Ich habe ein 1-30V DC Netzteil mit den Anschlüssen +, - und GND.

In der Anleitung steht, dass entweder + mit GND oder - mit GND verbunden 
wird, wodurch entweder ein pos. oder neg. Ground entsteht. Das verstehe 
ich soweit auch. Die Masse ist ja dann einfach das Bezugspotenzial.

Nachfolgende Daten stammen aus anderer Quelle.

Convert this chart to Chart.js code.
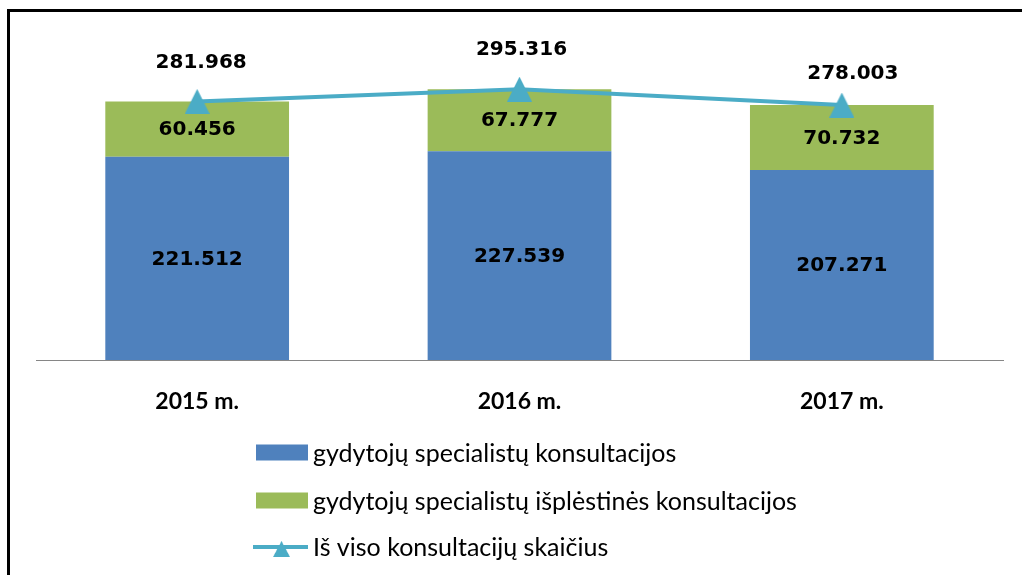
<!DOCTYPE html>
<html>
<head>
<meta charset="utf-8">
<script src="https://cdn.jsdelivr.net/npm/chart.js@4.4.1/dist/chart.umd.min.js"></script>
<style>
  html, body { margin: 0; padding: 0; background: #fff; }
  #wrap { position: relative; width: 1022px; height: 575px; overflow: hidden; }
  #frame { position: absolute; left: 7px; top: 9px; right: -10px; bottom: -10px;
           border-top: 3px solid #000; border-left: 3px solid #000; pointer-events: none; }
  canvas { position: absolute; left: 0; top: 0; }
</style>
</head>
<body>
<div id="wrap">
  <canvas id="chart" width="1022" height="575"></canvas>
  <div id="frame"></div>
</div>
<script>
const years = ["2015 m.", "2016 m.", "2017 m."];
const specialists = [221.512, 227.539, 207.271];
const extended = [60.456, 67.777, 70.732];
const totals = [281.968, 295.316, 278.003];

const seriesNames = [
  "gydytojų specialistų konsultacijos",
  "gydytojų specialistų išplėstinės konsultacijos",
  "Iš viso konsultacijų skaičius"
];

const blue = "#4F81BD";
const green = "#9BBB59";
const teal = "#4BACC6";

// where the total labels sit relative to their points (Excel placed them by hand)
const totalLabelShift = [[4, -39], [2, -39], [11, -31]];

function fmt(v) {
  return v.toFixed(3);
}

// triangle marker centred on the point, like the Excel one
function triangleMarker(w, h) {
  const c = document.createElement("canvas");
  c.width = w;
  c.height = h;
  const g = c.getContext("2d");
  g.fillStyle = teal;
  g.beginPath();
  g.moveTo(w / 2, 0);
  g.lineTo(w, h);
  g.lineTo(0, h);
  g.closePath();
  g.fill();
  return c;
}
const marker = triangleMarker(25, 25);

const valueLabels = {
  id: "valueLabels",
  afterDatasetsDraw(chart) {
    const ctx = chart.ctx;
    ctx.save();
    ctx.font = "bold 20px 'DejaVu Sans'";
    ctx.fillStyle = "#000";
    ctx.textAlign = "center";
    ctx.textBaseline = "middle";
    chart.data.datasets.forEach((ds, i) => {
      const meta = chart.getDatasetMeta(i);
      meta.data.forEach((el, j) => {
        const v = ds.data[j];
        if (ds.type === "line") {
          const [dx, dy] = totalLabelShift[j];
          ctx.fillText(fmt(v), el.x + dx, el.y + dy);
        } else {
          ctx.fillText(fmt(v), el.x, (el.y + el.base) / 2 + 1);
        }
      });
    });
    ctx.restore();
  }
};

// legend as a left-aligned column under the axis
const columnLegend = {
  id: "columnLegend",
  afterDraw(chart) {
    const ctx = chart.ctx;
    const x0 = 256, rowY = [452.5, 500.5, 547];
    ctx.save();
    ctx.font = "25px Lato";
    ctx.textBaseline = "middle";
    ctx.textAlign = "left";
    chart.data.datasets.forEach((ds, i) => {
      const y = rowY[i];
      if (ds.type === "line") {
        ctx.strokeStyle = ds.borderColor;
        ctx.lineWidth = 4;
        ctx.beginPath();
        ctx.moveTo(x0 - 3, y);
        ctx.lineTo(x0 + 52, y);
        ctx.stroke();
        ctx.drawImage(marker, x0 + 17, y - 6, 17, 16);
      } else {
        ctx.fillStyle = ds.backgroundColor;
        ctx.fillRect(x0, y - 8, 52, 16);
      }
      ctx.fillStyle = "#000";
      ctx.fillText(ds.label, x0 + 57, y + 1);
    });
    ctx.restore();
  }
};

new Chart(document.getElementById("chart"), {
  type: "bar",
  data: {
    labels: years,
    datasets: [
      { label: seriesNames[0], data: specialists, backgroundColor: blue, order: 1,
        barPercentage: 0.57, categoryPercentage: 1 },
      { label: seriesNames[1], data: extended, backgroundColor: green, order: 1,
        barPercentage: 0.57, categoryPercentage: 1 },
      { type: "line", label: seriesNames[2], data: totals, stack: "total", order: 0,
        borderColor: teal, backgroundColor: teal, borderWidth: 4,
        pointStyle: marker, pointRadius: 12, tension: 0 }
    ]
  },
  options: {
    responsive: false,
    animation: false,
    layout: { padding: { left: 36, right: 19, top: 39, bottom: 0 } },
    plugins: { legend: { display: false }, tooltip: { enabled: false } },
    scales: {
      x: {
        stacked: true,
        grid: { display: false },
        border: { display: true, color: "#868686", width: 1 },
        ticks: { color: "#000", font: { family: "Lato", size: 23, weight: "bold" }, padding: 20 },
        afterFit(scale) { scale.height = 215; }
      },
      y: {
        stacked: true,
        display: false,
        min: 0,
        max: 350
      }
    }
  },
  plugins: [valueLabels, columnLegend]
});
</script>
</body>
</html>
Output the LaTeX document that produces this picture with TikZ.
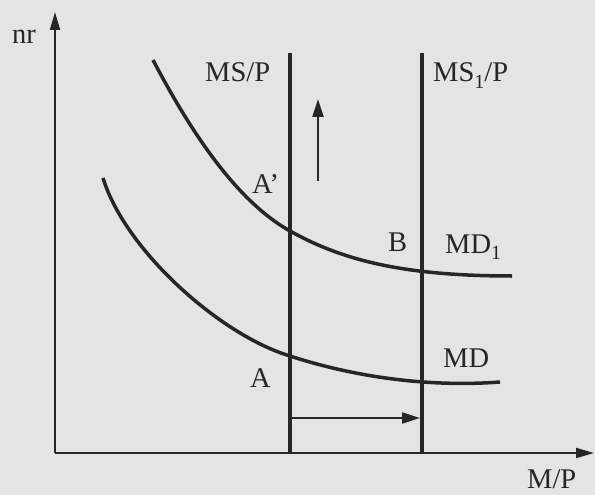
\documentclass[tikz,border=0pt]{standalone}
\usepackage{fontspec}
\setmainfont{Liberation Serif}
\usetikzlibrary{arrows.meta}
\definecolor{paper}{RGB}{228,228,226}
\definecolor{ink}{RGB}{38,38,38}
\newcommand{\subone}{\raisebox{-6pt}{\fontsize{20}{20}\selectfont 1}}
\begin{document}
\begin{tikzpicture}[x=1pt,y=-1pt,
  font=\fontsize{28.5}{32}\selectfont,
  lbl/.style={anchor=base west, inner sep=0pt, text=ink},
  axis/.style={draw=ink, line width=2pt, -{Triangle[length=18pt,width=10pt]}},
  supply/.style={draw=ink, line width=3.5pt},
  demand/.style={draw=ink, line width=3.5pt, line cap=butt},
  shiftarrow/.style={draw=ink, line width=2.2pt, -{Triangle[length=18pt,width=11pt]}}]
\fill[paper] (0,0) rectangle (595,495);
% axes
\coordinate (O) at (55,453);
\coordinate (ytop) at (55,12);
\coordinate (xend) at (594,453);
\draw[axis] (O) -- (ytop);
\draw[axis] (O) -- (xend);
% supply lines
\coordinate (s0top) at (290,53);
\coordinate (s0bot) at (290,453);
\coordinate (s1top) at (422,53);
\coordinate (s1bot) at (422,453);
\draw[supply] (s0top) -- (s0bot);
\draw[supply] (s1top) -- (s1bot);
% demand curves
\coordinate (u0) at (153,60);
\coordinate (uA) at (290,231);
\coordinate (u1) at (512,276);
\draw[demand] (u0) .. controls (195,140) and (240,203) .. (uA)
  .. controls (340,259) and (400,276) .. (u1);
\coordinate (l0) at (103,178);
\coordinate (lA) at (290,356);
\coordinate (l1) at (500,382);
\draw[demand] (l0) .. controls (125,250) and (220,335) .. (lA)
  .. controls (345,374) and (420,388) .. (l1);
% shift arrows
\coordinate (upA) at (318,181);
\coordinate (upB) at (318,99);
\draw[shiftarrow] (upA) -- (upB);
\coordinate (hA) at (291,418);
\coordinate (hB) at (420,418);
\draw[shiftarrow] (hA) -- (hB);
% labels
\node[lbl] (nr) at (12,44) {nr};
\node[lbl] (ms) at (205,82) {MS/P};
\node[lbl] (ms1) at (433,82) {MS\subone/P};
\node[lbl] (Ap) at (252,193) {A\symbol{"27}};
\node[lbl] (A) at (250,387) {A};
\node[lbl] (B) at (388,251) {B};
\node[lbl] (md1) at (445,253) {MD\subone};
\node[lbl] (md) at (443,367) {MD};
\node[lbl] (mp) at (527,488) {M/P};
\end{tikzpicture}
\end{document}
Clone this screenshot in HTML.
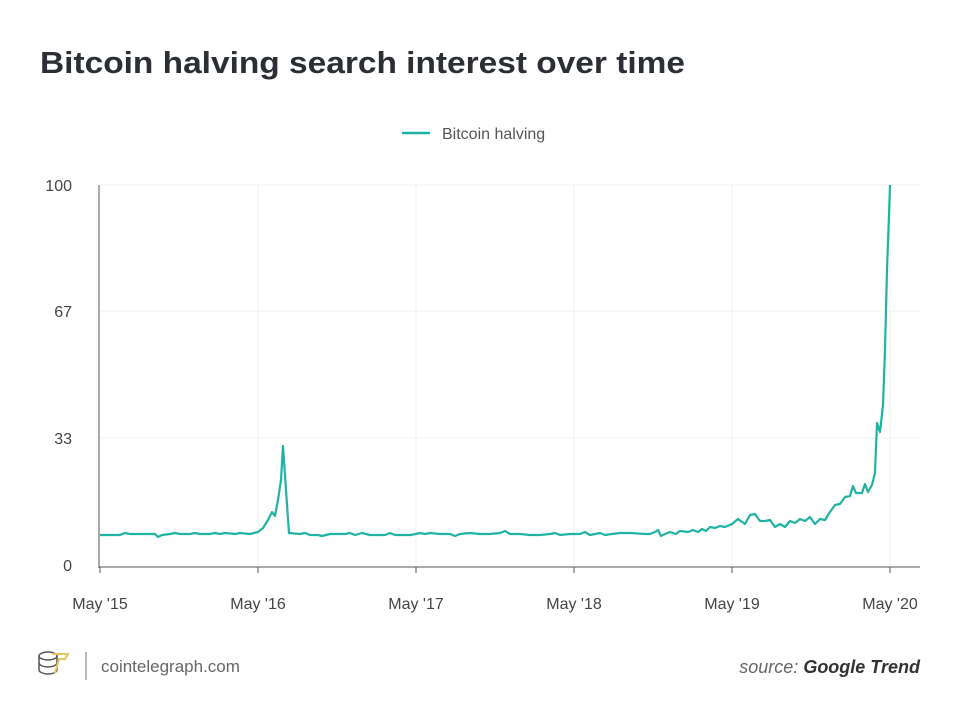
<!DOCTYPE html>
<html><head><meta charset="utf-8"><style>
body{margin:0;width:960px;height:720px;background:#fff;overflow:hidden;font-family:"Liberation Sans",sans-serif;}
</style></head><body>
<svg width="960" height="720" xmlns="http://www.w3.org/2000/svg" font-family="Liberation Sans, sans-serif">
<text x="40" y="73" font-size="31" font-weight="bold" fill="#2b2f33" textLength="645" lengthAdjust="spacingAndGlyphs">Bitcoin halving search interest over time</text>
<line x1="402" y1="133" x2="430" y2="133" stroke="#1fb3a3" stroke-width="2.5"/>
<text x="442" y="139" font-size="16" fill="#555">Bitcoin halving</text>
<g stroke="#f0f0f0" stroke-width="1">
<line x1="100" y1="185" x2="920" y2="185"/><line x1="100" y1="311" x2="920" y2="311"/><line x1="100" y1="438" x2="920" y2="438"/>
<line x1="258" y1="185" x2="258" y2="565"/><line x1="416" y1="185" x2="416" y2="565"/><line x1="574" y1="185" x2="574" y2="565"/><line x1="732" y1="185" x2="732" y2="565"/><line x1="890" y1="185" x2="890" y2="565"/>
</g>
<line x1="99" y1="185" x2="99" y2="568" stroke="#555" stroke-width="1"/>
<line x1="99" y1="567" x2="920" y2="567" stroke="#555" stroke-width="1"/>
<g stroke="#555"><line x1="100" y1="567" x2="100" y2="573"/><line x1="258" y1="567" x2="258" y2="573"/><line x1="416" y1="567" x2="416" y2="573"/><line x1="574" y1="567" x2="574" y2="573"/><line x1="732" y1="567" x2="732" y2="573"/><line x1="890" y1="567" x2="890" y2="573"/></g>
<g font-size="16" fill="#444" text-anchor="end">
<text x="72" y="191">100</text><text x="72" y="317">67</text><text x="72" y="444">33</text><text x="72" y="571">0</text></g>
<g font-size="16" fill="#444" text-anchor="middle">
<text x="100" y="609">May '15</text><text x="258" y="609">May '16</text><text x="416" y="609">May '17</text><text x="574" y="609">May '18</text><text x="732" y="609">May '19</text><text x="890" y="609">May '20</text></g>
<polyline fill="none" stroke="#1fb3a3" stroke-width="2.2" stroke-linejoin="round" points="100,535 120,535 125,533 130,534 155,534 158,537 162,535 170,534 175,533 180,534 190,534 195,533 200,534 210,534 215,533 220,534 225,533 235,534 240,533 250,534 258,532 263,528 268,520 272,512 275,516 278,500 281,480 283,446 286,490 289,533 300,534 305,533 310,535 318,535 322,536 330,534 345,534 350,533 355,535 362,533 370,535 385,535 390,533 395,535 410,535 416,534 420,533 425,534 430,533 440,534 450,534 455,536 460,534 470,533 480,534 490,534 500,533 505,531 510,534 520,534 530,535 540,535 550,534 555,533 560,535 570,534 580,534 585,532 590,535 600,533 605,535 612,534 620,533 630,533 645,534 650,534 655,532 658,530 661,536 665,534 670,532 676,534 680,531 688,532 693,530 698,532 702,529 706,531 710,527 715,528 720,526 725,527 732,524 738,519 745,524 750,515 755,514 760,521 765,521 770,520 775,527 780,524 785,527 790,521 795,523 800,519 805,521 810,517 815,524 820,519 825,520 830,512 835,505 840,504 845,497 850,496 853,486 856,493 862,493 865,484 868,492 872,485 875,473 877,423 880,432 883,405 885,350 887,270 889,215 890,185"/>
<g transform="translate(38,652)">
<ellipse cx="10" cy="4" rx="9" ry="4" fill="none" stroke="#555" stroke-width="1.5"/>
<path d="M1 4v14c0 2 4 4 9 4s9-2 9-4V4" fill="none" stroke="#555" stroke-width="1.5"/>
<path d="M1 11c0 2 4 4 9 4s9-2 9-4" fill="none" stroke="#555" stroke-width="1.5"/>
<path d="M14 2h16l-3 5h-6l-4 14" fill="none" stroke="#e8c55a" stroke-width="2"/>
</g>
<line x1="86" y1="652" x2="86" y2="680" stroke="#888" stroke-width="1.2"/>
<text x="101" y="672" font-size="17" fill="#666">cointelegraph.com</text>
<text x="920" y="673" font-size="18" fill="#666" text-anchor="end" font-style="italic">source: <tspan font-weight="bold" fill="#333">Google Trend</tspan></text>
</svg>
</body></html>
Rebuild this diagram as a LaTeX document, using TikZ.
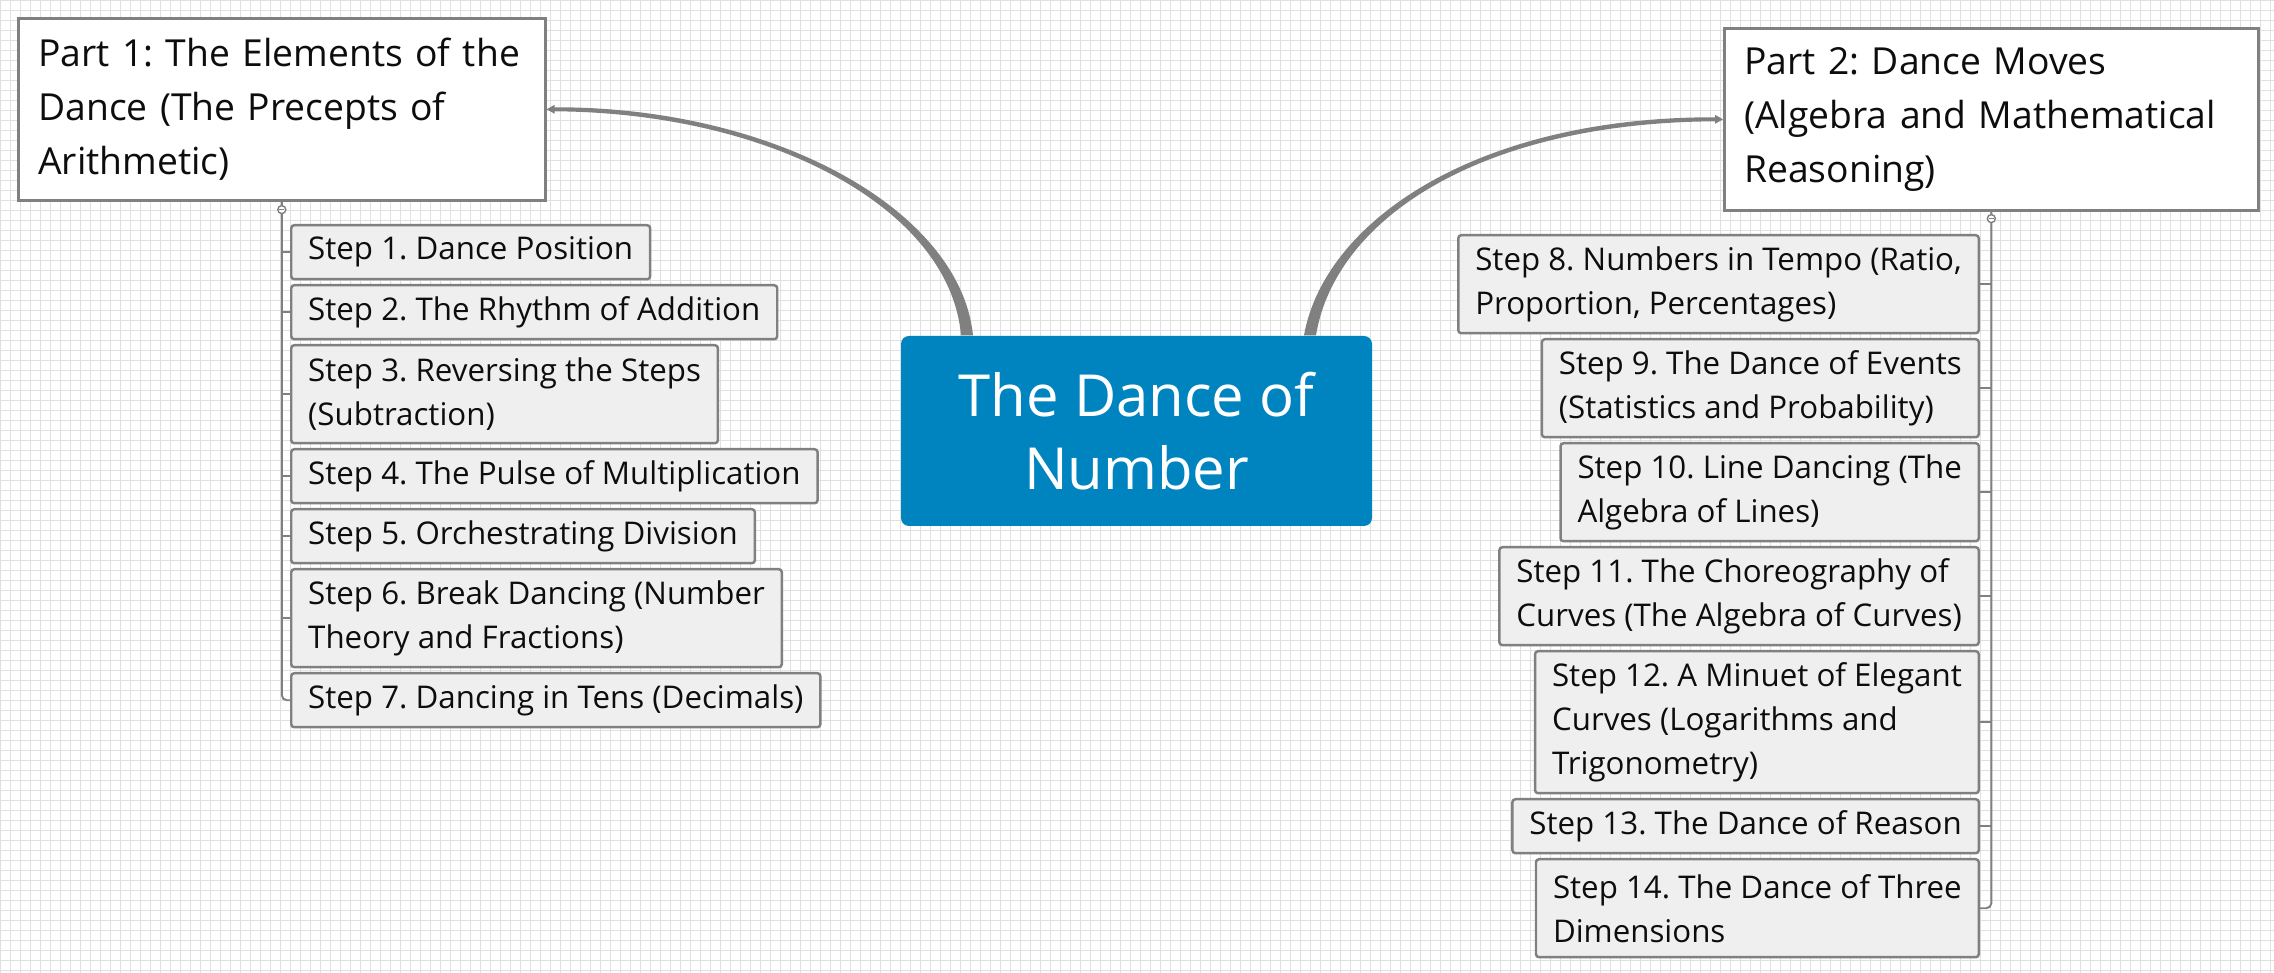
\documentclass[tikz,border=0pt]{standalone}
\usepackage{fontspec}
\setmainfont{Open Sans}
\usetikzlibrary{calc}
\definecolor{rootblue}{RGB}{0,132,192}
\definecolor{linkgray}{RGB}{128,128,128}
\definecolor{boxgray}{RGB}{239,239,239}
\pgfdeclarelayer{background}
\pgfsetlayers{background,main}
\frenchspacing

\begin{document}
\begin{tikzpicture}[x=0.1mm,y=-0.1mm]
        \tikzstyle{every node}=[inner sep=0pt, text=black!95]
        \tikzstyle{gridline}=[draw=black!12, line width=0.25pt, step=1mm]
        \tikzstyle{root}=[fill=rootblue, rounded corners=0.8mm, text=white, align=center, minimum width=47.1mm, minimum height=19mm, font=\fontsize{16.5}{20.7}\selectfont]
        \tikzstyle{part}=[draw=linkgray, fill=white, line width=0.75pt, inner xsep=2mm, align=left, minimum height=18.2mm, font=\fontsize{10.6}{15.4}\selectfont]
        \tikzstyle{stepbox}=[draw=linkgray, fill=boxgray, line width=0.7pt, rounded corners=0.3mm, inner xsep=1.7mm, align=left, font=\fontsize{8.9}{12.5}\selectfont]
        \tikzstyle{one}=[minimum height=5.4mm]
        \tikzstyle{two}=[minimum height=9.8mm]
        \tikzstyle{three}=[minimum height=14.2mm]
        \tikzstyle{link}=[fill=linkgray]
        \tikzstyle{trunk}=[draw=linkgray, line width=0.55pt]
        \tikzstyle{fold}=[circle, draw=linkgray, fill=white, line width=0.4pt, minimum size=0.8mm,
            path picture={\draw[linkgray, line width=0.3pt] ([xshift=-0.25mm]path picture bounding box.center) -- ([xshift=0.25mm]path picture bounding box.center);}]

        \useasboundingbox (0,0) rectangle (2274,973);
        \begin{pgfonlayer}{background}
            \fill[white] (0,0) rectangle (2274,973);
            \draw[gridline] (0,0) grid (2274,973);
        \end{pgfonlayer}

        % centre and the two parts
        \node[root] (root) at (1136.5,431) {The Dance of\\Number};
        \node[part, anchor=north west, text width=48.7mm] (part1) at (17,17) {Part 1: The Elements of the\\Dance (The Precepts of\\Arithmetic)};
        \node[part, anchor=north west, text width=49.4mm] (part2) at (1723,27) {Part 2: Dance Moves\\(Algebra and Mathematical\\Reasoning)};

        % steps of part 1
        \node[stepbox, one, anchor=north west] (s1) at (290,224) {Step 1. Dance Position};
        \node[stepbox, one, anchor=north west] (s2) at (290,284) {Step 2. The Rhythm of Addition};
        \node[stepbox, two, anchor=north west] (s3) at (290,344) {Step 3. Reversing the Steps\\(Subtraction)};
        \node[stepbox, one, anchor=north west] (s4) at (290,448) {Step 4. The Pulse of Multiplication};
        \node[stepbox, one, anchor=north west] (s5) at (290,508) {Step 5. Orchestrating Division};
        \node[stepbox, two, anchor=north west] (s6) at (290,568) {Step 6. Break Dancing (Number\\Theory and Fractions)};
        \node[stepbox, one, anchor=north west] (s7) at (290,672) {Step 7. Dancing in Tens (Decimals)};

        % steps of part 2
        \node[stepbox, two, anchor=north east] (s8) at (1980,234) {Step 8. Numbers in Tempo (Ratio,\\Proportion, Percentages)};
        \node[stepbox, two, anchor=north east] (s9) at (1980,338) {Step 9. The Dance of Events\\(Statistics and Probability)};
        \node[stepbox, two, anchor=north east] (s10) at (1980,442) {Step 10. Line Dancing (The\\Algebra of Lines)};
        \node[stepbox, two, anchor=north east] (s11) at (1980,546) {Step 11. The Choreography of\\Curves (The Algebra of Curves)};
        \node[stepbox, three, anchor=north east] (s12) at (1980,650) {Step 12. A Minuet of Elegant\\Curves (Logarithms and\\Trigonometry)};
        \node[stepbox, one, anchor=north east] (s13) at (1980,798) {Step 13. The Dance of Reason};
        \node[stepbox, two, anchor=north east] (s14) at (1980,858) {Step 14. The Dance of Three\\Dimensions};

        \begin{pgfonlayer}{background}
            \fill[link] ($(root.north)+(-163.5,0)$) .. controls ($(root.north)+(-176.5,-126)$) and ($(part1.east)+(226,-3)$) .. ($(part1.east)+(7,-2)$)
                -- ($(part1.east)+(7,2)$) .. controls ($(part1.east)+(226,3)$) and ($(root.north)+(-186.5,-126)$) .. ($(root.north)+(-175.5,0)$) -- cycle;
            \fill[link] ($(root.north)+(167.5,0)$) .. controls ($(root.north)+(188.5,-116)$) and ($(part2.west)+(-243,-3)$) .. ($(part2.west)+(-7,-2)$)
                -- ($(part2.west)+(-7,2)$) .. controls ($(part2.west)+(-243,3)$) and ($(root.north)+(198.5,-116)$) .. ($(root.north)+(179.5,0)$) -- cycle;
        \end{pgfonlayer}
        \fill[link] (part1.east) -- ++(8,-4.5) -- ++(0,9) -- cycle;
        \fill[link] (part2.west) -- ++(-8,-4.5) -- ++(0,9) -- cycle;

        \draw[trunk, rounded corners=0.5mm] (part1.south) |- (s7.west);
        \draw[trunk] (part1.south |- s1.west) -- (s1.west) (part1.south |- s2.west) -- (s2.west)
            (part1.south |- s3.west) -- (s3.west) (part1.south |- s4.west) -- (s4.west)
            (part1.south |- s5.west) -- (s5.west) (part1.south |- s6.west) -- (s6.west);
        \draw[trunk, rounded corners=0.5mm] (part2.south) |- (s14.east);
        \draw[trunk] (part2.south |- s8.east) -- (s8.east) (part2.south |- s9.east) -- (s9.east)
            (part2.south |- s10.east) -- (s10.east) (part2.south |- s11.east) -- (s11.east)
            (part2.south |- s12.east) -- (s12.east) (part2.south |- s13.east) -- (s13.east);
        \node[fold] (fold1) at ($(part1.south)+(0,8)$) {};
        \node[fold] (fold2) at ($(part2.south)+(0,7)$) {};
\end{tikzpicture}
\end{document}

Weiterhin wird geschrieben, dass bei keiner Verbindung der beiden 
Anschlüsse mit GND ein "Floating Ground" entsteht. Die eingestellte 
Spannung liegt also zwischen + und -.
Liegt der Floating Ground dann "in der Mitte" zwischen + und -?
Bzw, könnte man diesen Betriebsmodus nutzen, um eine symmetrische 
Spannungsversorgung (zB +/-10V für OP oder so) bereitzustellen, wenn man 
den GND der Schaltung mit GND des Netzteils verbindet?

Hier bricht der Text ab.